Lewis was formerly on the sewer board before he was elected to the police jury.
It was advertised in the Concordia Sentinel, the official journal of the parish, that residential rates would increase from $40 to $50. These rates are different from commercial businesses, which vary based on their size, said Kristie Sherbia, the branch manager for the district, on Tuesday after the police jury meeting.
Sherbia said the change was voted on at the last sewer board meeting on Sept. 17, which was open to the public. The district hosts and open meeting starting at 6 p.m. on the third Tuesday of each month at 23 Mack More Road, where customers can come in and voice their concerns, she said.
“We went up on rates because our materials and equipment were doubling on us, so to keep our company afloat there had to be an increase,” she said.

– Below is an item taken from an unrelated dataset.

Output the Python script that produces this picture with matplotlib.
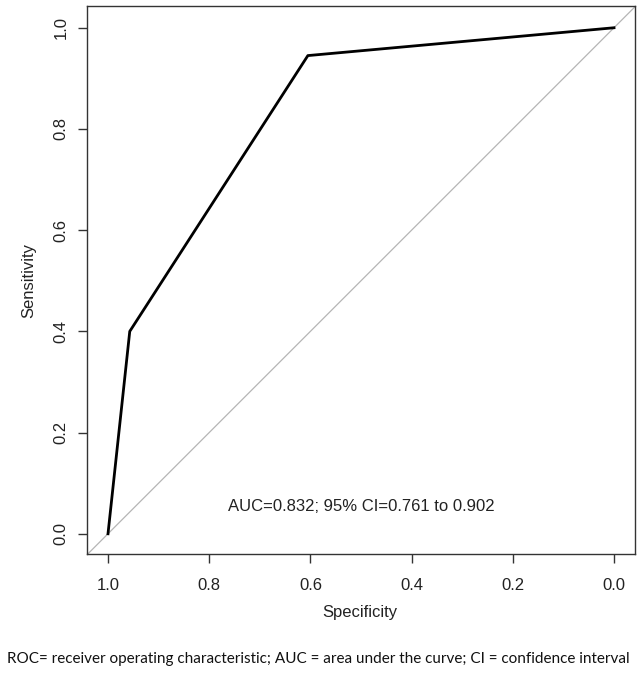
import matplotlib
matplotlib.use("Agg")
import matplotlib.pyplot as plt
import numpy as np

# ROC curve points (specificity, sensitivity)
specificity = [1.0, 0.957, 0.605, 0.0]
sensitivity = [0.0, 0.40, 0.945, 1.0]
x_ticks = [1.0, 0.8, 0.6, 0.4, 0.2, 0.0]
y_ticks = [0.0, 0.2, 0.4, 0.6, 0.8, 1.0]
auc_text = "AUC=0.832; 95% CI=0.761 to 0.902"
caption = ("ROC= receiver operating characteristic; AUC = area under the curve; "
           "CI = confidence interval")

plt.rcParams['font.family'] = ['Liberation Sans', 'DejaVu Sans']

fig = plt.figure(figsize=(6.41, 6.73), dpi=100)
ax = fig.add_axes([87 / 641, 1 - 554 / 673, 548 / 641, 548 / 673])

lo, hi = -0.0415, 1.0415
ax.set_xlim(hi, lo)
ax.set_ylim(-0.04, 1.043)

# chance diagonal
ax.plot([hi, lo], [1 - hi, 1 - lo], color='#b5b5b5', lw=0.9)
ax.plot(specificity, sensitivity, color='black', lw=2)

ax.text(0.5, 0.053, auc_text, ha='center', va='center', fontsize=12, color='#222222')

ax.set_xticks(x_ticks)
ax.set_xticklabels([f"{v:.1f}" for v in x_ticks])
ax.set_yticks(y_ticks)
ax.set_yticklabels([f"{v:.1f}" for v in y_ticks], rotation=90, va='center')
ax.tick_params(axis='both', direction='out', length=6.5, width=1, color='#333333',
               labelsize=12, labelcolor='#222222')
ax.tick_params(axis='x', pad=10.5)
ax.tick_params(axis='y', pad=7)
for s in ax.spines.values():
    s.set_color('#333333')
    s.set_linewidth(1)

ax.set_xlabel("Specificity", fontsize=12, color='#222222', va='center')
ax.xaxis.set_label_coords(273 / 548, -58 / 548)
ax.set_ylabel("Sensitivity", fontsize=12, color='#222222', va='center', ha='center')
ax.yaxis.set_label_coords(-58 / 548, 0.5)

# caption, sized to span the width used in the reference
cap = fig.text(7 / 641, 1 - 659 / 673, caption, ha='left', va='center',
               fontsize=11, family=['Lato', 'DejaVu Sans'], color='#111111')
fig.canvas.draw()
w = cap.get_window_extent().width
cap.set_fontsize(11 * 621 / w)

fig.savefig("out.png", dpi=100)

The cost per customer is based on a rates study conducted with the Louisiana Rural Water Association, which was last done two years ago, Sherbia said.
Lewis said during Monday’s meeting that some commercial businesses were “not sure exactly” on what they would have to pay but for some thought their rates “would go from $60. to $160.”
“I’m very concerned about this,” Lewis said, adding he looked through the published minutes of the sewer board and could not find where they held a public hearing to adopt the increase.
“I would like for Miss (Ariella) Carter to actually send a letter to the Sewer District letting them know that they cannot proceed with this increase until they have a public hearing and they need to have a feasibility study or rate study approved by LDH.”
Lewis also asked to include the letter a request for the sewer district’s financial statements and “to make sure that they don’t start taking or collecting those increases” without those things.
A member of the audience at Monday’s meeting also asked “who do we report to” when there is a spill because there are “ditches full of raw sewage right now that need to be addressed.”
Lewis said those issues are supposed to be reported to the Louisiana Department of Environmental Quality and become public record.
“They’re supposed to report every spill,” he said.